- **To do**
Give the data below again exactly as written, without its pictures.

- **Material**
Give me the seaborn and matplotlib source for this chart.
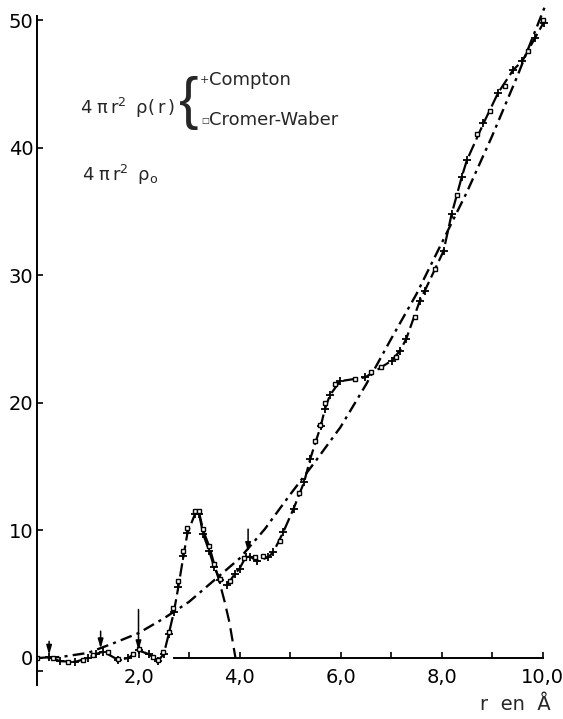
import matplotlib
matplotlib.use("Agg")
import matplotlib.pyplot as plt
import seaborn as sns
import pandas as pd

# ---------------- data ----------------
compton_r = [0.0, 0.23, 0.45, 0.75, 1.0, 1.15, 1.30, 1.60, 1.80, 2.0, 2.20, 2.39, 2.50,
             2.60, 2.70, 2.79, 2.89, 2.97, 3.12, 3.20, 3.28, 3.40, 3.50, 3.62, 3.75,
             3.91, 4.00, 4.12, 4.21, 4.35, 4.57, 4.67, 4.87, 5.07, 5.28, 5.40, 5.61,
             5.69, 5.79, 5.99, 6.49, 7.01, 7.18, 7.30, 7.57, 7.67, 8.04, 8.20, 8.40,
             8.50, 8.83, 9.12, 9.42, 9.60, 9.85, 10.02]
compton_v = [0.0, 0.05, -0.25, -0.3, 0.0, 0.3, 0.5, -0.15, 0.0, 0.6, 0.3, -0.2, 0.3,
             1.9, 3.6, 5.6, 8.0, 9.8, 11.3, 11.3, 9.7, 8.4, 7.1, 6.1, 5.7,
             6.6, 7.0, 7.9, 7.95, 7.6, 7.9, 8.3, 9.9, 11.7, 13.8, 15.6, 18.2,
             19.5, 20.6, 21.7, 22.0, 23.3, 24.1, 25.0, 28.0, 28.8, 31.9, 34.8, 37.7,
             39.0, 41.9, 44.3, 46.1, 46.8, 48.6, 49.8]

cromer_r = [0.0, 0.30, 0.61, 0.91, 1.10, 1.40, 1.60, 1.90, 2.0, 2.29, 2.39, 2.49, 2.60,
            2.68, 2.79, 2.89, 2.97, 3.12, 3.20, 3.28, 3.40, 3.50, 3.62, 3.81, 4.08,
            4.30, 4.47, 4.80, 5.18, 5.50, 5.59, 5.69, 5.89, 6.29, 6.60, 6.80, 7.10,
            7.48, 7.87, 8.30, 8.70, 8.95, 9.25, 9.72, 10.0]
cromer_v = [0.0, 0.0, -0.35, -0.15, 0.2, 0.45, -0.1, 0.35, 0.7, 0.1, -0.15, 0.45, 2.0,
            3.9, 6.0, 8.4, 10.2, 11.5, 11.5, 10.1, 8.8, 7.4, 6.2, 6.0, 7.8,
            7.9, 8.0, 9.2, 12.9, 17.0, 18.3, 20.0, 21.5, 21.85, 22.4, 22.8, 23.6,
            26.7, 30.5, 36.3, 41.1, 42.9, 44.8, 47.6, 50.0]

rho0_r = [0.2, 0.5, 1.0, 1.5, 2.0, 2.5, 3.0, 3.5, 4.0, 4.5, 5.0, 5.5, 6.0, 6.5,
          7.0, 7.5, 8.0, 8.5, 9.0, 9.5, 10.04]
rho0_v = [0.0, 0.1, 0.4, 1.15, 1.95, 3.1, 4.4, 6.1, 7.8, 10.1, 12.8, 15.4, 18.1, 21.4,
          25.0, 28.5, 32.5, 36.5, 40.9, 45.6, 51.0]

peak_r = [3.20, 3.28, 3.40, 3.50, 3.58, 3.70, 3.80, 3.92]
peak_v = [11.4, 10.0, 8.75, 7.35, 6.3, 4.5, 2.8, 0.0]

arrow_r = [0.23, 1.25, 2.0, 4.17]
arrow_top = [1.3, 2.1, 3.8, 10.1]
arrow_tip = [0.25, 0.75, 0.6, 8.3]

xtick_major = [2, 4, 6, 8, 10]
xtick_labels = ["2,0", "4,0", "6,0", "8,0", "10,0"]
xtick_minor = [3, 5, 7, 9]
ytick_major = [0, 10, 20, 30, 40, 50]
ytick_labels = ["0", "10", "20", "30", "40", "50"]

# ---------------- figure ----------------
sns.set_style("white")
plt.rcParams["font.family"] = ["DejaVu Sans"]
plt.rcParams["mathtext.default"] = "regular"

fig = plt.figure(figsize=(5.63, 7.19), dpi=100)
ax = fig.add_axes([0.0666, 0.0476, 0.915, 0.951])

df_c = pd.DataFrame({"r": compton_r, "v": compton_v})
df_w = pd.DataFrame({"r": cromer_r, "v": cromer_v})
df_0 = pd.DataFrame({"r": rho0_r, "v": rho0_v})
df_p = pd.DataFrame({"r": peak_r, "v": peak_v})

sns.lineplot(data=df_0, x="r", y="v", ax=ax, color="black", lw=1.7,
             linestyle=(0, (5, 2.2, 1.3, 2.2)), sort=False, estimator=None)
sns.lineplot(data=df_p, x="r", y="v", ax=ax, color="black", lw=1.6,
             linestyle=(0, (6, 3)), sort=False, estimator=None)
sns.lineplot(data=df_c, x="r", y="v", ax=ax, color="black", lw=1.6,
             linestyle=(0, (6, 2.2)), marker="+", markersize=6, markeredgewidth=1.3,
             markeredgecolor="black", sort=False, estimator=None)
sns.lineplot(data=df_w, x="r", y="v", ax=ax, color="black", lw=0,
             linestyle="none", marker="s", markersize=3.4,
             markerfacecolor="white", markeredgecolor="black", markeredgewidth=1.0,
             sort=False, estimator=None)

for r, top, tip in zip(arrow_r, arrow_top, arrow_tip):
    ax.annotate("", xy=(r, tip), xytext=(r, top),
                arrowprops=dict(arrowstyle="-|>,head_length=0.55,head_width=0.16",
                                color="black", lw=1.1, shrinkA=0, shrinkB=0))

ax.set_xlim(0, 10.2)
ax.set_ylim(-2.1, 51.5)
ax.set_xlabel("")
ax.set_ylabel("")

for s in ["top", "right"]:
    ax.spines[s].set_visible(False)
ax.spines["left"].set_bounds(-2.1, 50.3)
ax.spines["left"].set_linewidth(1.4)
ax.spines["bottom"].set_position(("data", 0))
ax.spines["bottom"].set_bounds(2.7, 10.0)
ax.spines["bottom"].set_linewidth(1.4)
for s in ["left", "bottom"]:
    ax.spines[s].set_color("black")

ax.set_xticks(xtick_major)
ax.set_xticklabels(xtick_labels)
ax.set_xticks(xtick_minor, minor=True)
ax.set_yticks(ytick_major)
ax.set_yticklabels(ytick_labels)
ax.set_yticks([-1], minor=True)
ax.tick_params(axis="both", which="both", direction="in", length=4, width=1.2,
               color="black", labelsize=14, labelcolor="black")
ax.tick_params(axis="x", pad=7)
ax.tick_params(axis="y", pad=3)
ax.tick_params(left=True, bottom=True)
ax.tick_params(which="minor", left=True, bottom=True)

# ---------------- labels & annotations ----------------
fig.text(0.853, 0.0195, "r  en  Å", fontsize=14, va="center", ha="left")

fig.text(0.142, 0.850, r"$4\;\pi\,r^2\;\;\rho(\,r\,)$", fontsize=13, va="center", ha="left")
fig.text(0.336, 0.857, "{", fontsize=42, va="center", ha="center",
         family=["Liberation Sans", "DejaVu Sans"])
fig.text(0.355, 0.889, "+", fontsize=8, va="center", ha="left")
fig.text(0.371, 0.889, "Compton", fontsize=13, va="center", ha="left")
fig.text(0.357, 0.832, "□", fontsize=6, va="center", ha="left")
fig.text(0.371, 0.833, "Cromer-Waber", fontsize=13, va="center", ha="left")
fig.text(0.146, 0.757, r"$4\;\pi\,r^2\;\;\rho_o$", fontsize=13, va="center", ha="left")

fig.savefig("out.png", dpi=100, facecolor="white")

- **Correct answer**
Give me the seaborn and matplotlib source for this chart.
import matplotlib
matplotlib.use("Agg")
import matplotlib.pyplot as plt
import seaborn as sns
import pandas as pd

# ---------------- data ----------------
compton_r = [0.0, 0.23, 0.45, 0.75, 1.0, 1.15, 1.30, 1.60, 1.80, 2.0, 2.20, 2.39, 2.50,
             2.60, 2.70, 2.79, 2.89, 2.97, 3.12, 3.20, 3.28, 3.40, 3.50, 3.62, 3.75,
             3.91, 4.00, 4.12, 4.21, 4.35, 4.57, 4.67, 4.87, 5.07, 5.28, 5.40, 5.61,
             5.69, 5.79, 5.99, 6.49, 7.01, 7.18, 7.30, 7.57, 7.67, 8.04, 8.20, 8.40,
             8.50, 8.83, 9.12, 9.42, 9.60, 9.85, 10.02]
compton_v = [0.0, 0.05, -0.25, -0.3, 0.0, 0.3, 0.5, -0.15, 0.0, 0.6, 0.3, -0.2, 0.3,
             1.9, 3.6, 5.6, 8.0, 9.8, 11.3, 11.3, 9.7, 8.4, 7.1, 6.1, 5.7,
             6.6, 7.0, 7.9, 7.95, 7.6, 7.9, 8.3, 9.9, 11.7, 13.8, 15.6, 18.2,
             19.5, 20.6, 21.7, 22.0, 23.3, 24.1, 25.0, 28.0, 28.8, 31.9, 34.8, 37.7,
             39.0, 41.9, 44.3, 46.1, 46.8, 48.6, 49.8]

cromer_r = [0.0, 0.30, 0.61, 0.91, 1.10, 1.40, 1.60, 1.90, 2.0, 2.29, 2.39, 2.49, 2.60,
            2.68, 2.79, 2.89, 2.97, 3.12, 3.20, 3.28, 3.40, 3.50, 3.62, 3.81, 4.08,
            4.30, 4.47, 4.80, 5.18, 5.50, 5.59, 5.69, 5.89, 6.29, 6.60, 6.80, 7.10,
            7.48, 7.87, 8.30, 8.70, 8.95, 9.25, 9.72, 10.0]
cromer_v = [0.0, 0.0, -0.35, -0.15, 0.2, 0.45, -0.1, 0.35, 0.7, 0.1, -0.15, 0.45, 2.0,
            3.9, 6.0, 8.4, 10.2, 11.5, 11.5, 10.1, 8.8, 7.4, 6.2, 6.0, 7.8,
            7.9, 8.0, 9.2, 12.9, 17.0, 18.3, 20.0, 21.5, 21.85, 22.4, 22.8, 23.6,
            26.7, 30.5, 36.3, 41.1, 42.9, 44.8, 47.6, 50.0]

rho0_r = [0.2, 0.5, 1.0, 1.5, 2.0, 2.5, 3.0, 3.5, 4.0, 4.5, 5.0, 5.5, 6.0, 6.5,
          7.0, 7.5, 8.0, 8.5, 9.0, 9.5, 10.04]
rho0_v = [0.0, 0.1, 0.4, 1.15, 1.95, 3.1, 4.4, 6.1, 7.8, 10.1, 12.8, 15.4, 18.1, 21.4,
          25.0, 28.5, 32.5, 36.5, 40.9, 45.6, 51.0]

peak_r = [3.20, 3.28, 3.40, 3.50, 3.58, 3.70, 3.80, 3.92]
peak_v = [11.4, 10.0, 8.75, 7.35, 6.3, 4.5, 2.8, 0.0]

arrow_r = [0.23, 1.25, 2.0, 4.17]
arrow_top = [1.3, 2.1, 3.8, 10.1]
arrow_tip = [0.25, 0.75, 0.6, 8.3]

xtick_major = [2, 4, 6, 8, 10]
xtick_labels = ["2,0", "4,0", "6,0", "8,0", "10,0"]
xtick_minor = [3, 5, 7, 9]
ytick_major = [0, 10, 20, 30, 40, 50]
ytick_labels = ["0", "10", "20", "30", "40", "50"]

# ---------------- figure ----------------
sns.set_style("white")
plt.rcParams["font.family"] = ["DejaVu Sans"]
plt.rcParams["mathtext.default"] = "regular"

fig = plt.figure(figsize=(5.63, 7.19), dpi=100)
ax = fig.add_axes([0.0666, 0.0476, 0.915, 0.951])

df_c = pd.DataFrame({"r": compton_r, "v": compton_v})
df_w = pd.DataFrame({"r": cromer_r, "v": cromer_v})
df_0 = pd.DataFrame({"r": rho0_r, "v": rho0_v})
df_p = pd.DataFrame({"r": peak_r, "v": peak_v})

sns.lineplot(data=df_0, x="r", y="v", ax=ax, color="black", lw=1.7,
             linestyle=(0, (5, 2.2, 1.3, 2.2)), sort=False, estimator=None)
sns.lineplot(data=df_p, x="r", y="v", ax=ax, color="black", lw=1.6,
             linestyle=(0, (6, 3)), sort=False, estimator=None)
sns.lineplot(data=df_c, x="r", y="v", ax=ax, color="black", lw=1.6,
             linestyle=(0, (6, 2.2)), marker="+", markersize=6, markeredgewidth=1.3,
             markeredgecolor="black", sort=False, estimator=None)
sns.lineplot(data=df_w, x="r", y="v", ax=ax, color="black", lw=0,
             linestyle="none", marker="s", markersize=3.4,
             markerfacecolor="white", markeredgecolor="black", markeredgewidth=1.0,
             sort=False, estimator=None)

for r, top, tip in zip(arrow_r, arrow_top, arrow_tip):
    ax.annotate("", xy=(r, tip), xytext=(r, top),
                arrowprops=dict(arrowstyle="-|>,head_length=0.55,head_width=0.16",
                                color="black", lw=1.1, shrinkA=0, shrinkB=0))

ax.set_xlim(0, 10.2)
ax.set_ylim(-2.1, 51.5)
ax.set_xlabel("")
ax.set_ylabel("")

for s in ["top", "right"]:
    ax.spines[s].set_visible(False)
ax.spines["left"].set_bounds(-2.1, 50.3)
ax.spines["left"].set_linewidth(1.4)
ax.spines["bottom"].set_position(("data", 0))
ax.spines["bottom"].set_bounds(2.7, 10.0)
ax.spines["bottom"].set_linewidth(1.4)
for s in ["left", "bottom"]:
    ax.spines[s].set_color("black")

ax.set_xticks(xtick_major)
ax.set_xticklabels(xtick_labels)
ax.set_xticks(xtick_minor, minor=True)
ax.set_yticks(ytick_major)
ax.set_yticklabels(ytick_labels)
ax.set_yticks([-1], minor=True)
ax.tick_params(axis="both", which="both", direction="in", length=4, width=1.2,
               color="black", labelsize=14, labelcolor="black")
ax.tick_params(axis="x", pad=7)
ax.tick_params(axis="y", pad=3)
ax.tick_params(left=True, bottom=True)
ax.tick_params(which="minor", left=True, bottom=True)

# ---------------- labels & annotations ----------------
fig.text(0.853, 0.0195, "r  en  Å", fontsize=14, va="center", ha="left")

fig.text(0.142, 0.850, r"$4\;\pi\,r^2\;\;\rho(\,r\,)$", fontsize=13, va="center", ha="left")
fig.text(0.336, 0.857, "{", fontsize=42, va="center", ha="center",
         family=["Liberation Sans", "DejaVu Sans"])
fig.text(0.355, 0.889, "+", fontsize=8, va="center", ha="left")
fig.text(0.371, 0.889, "Compton", fontsize=13, va="center", ha="left")
fig.text(0.357, 0.832, "□", fontsize=6, va="center", ha="left")
fig.text(0.371, 0.833, "Cromer-Waber", fontsize=13, va="center", ha="left")
fig.text(0.146, 0.757, r"$4\;\pi\,r^2\;\;\rho_o$", fontsize=13, va="center", ha="left")

fig.savefig("out.png", dpi=100, facecolor="white")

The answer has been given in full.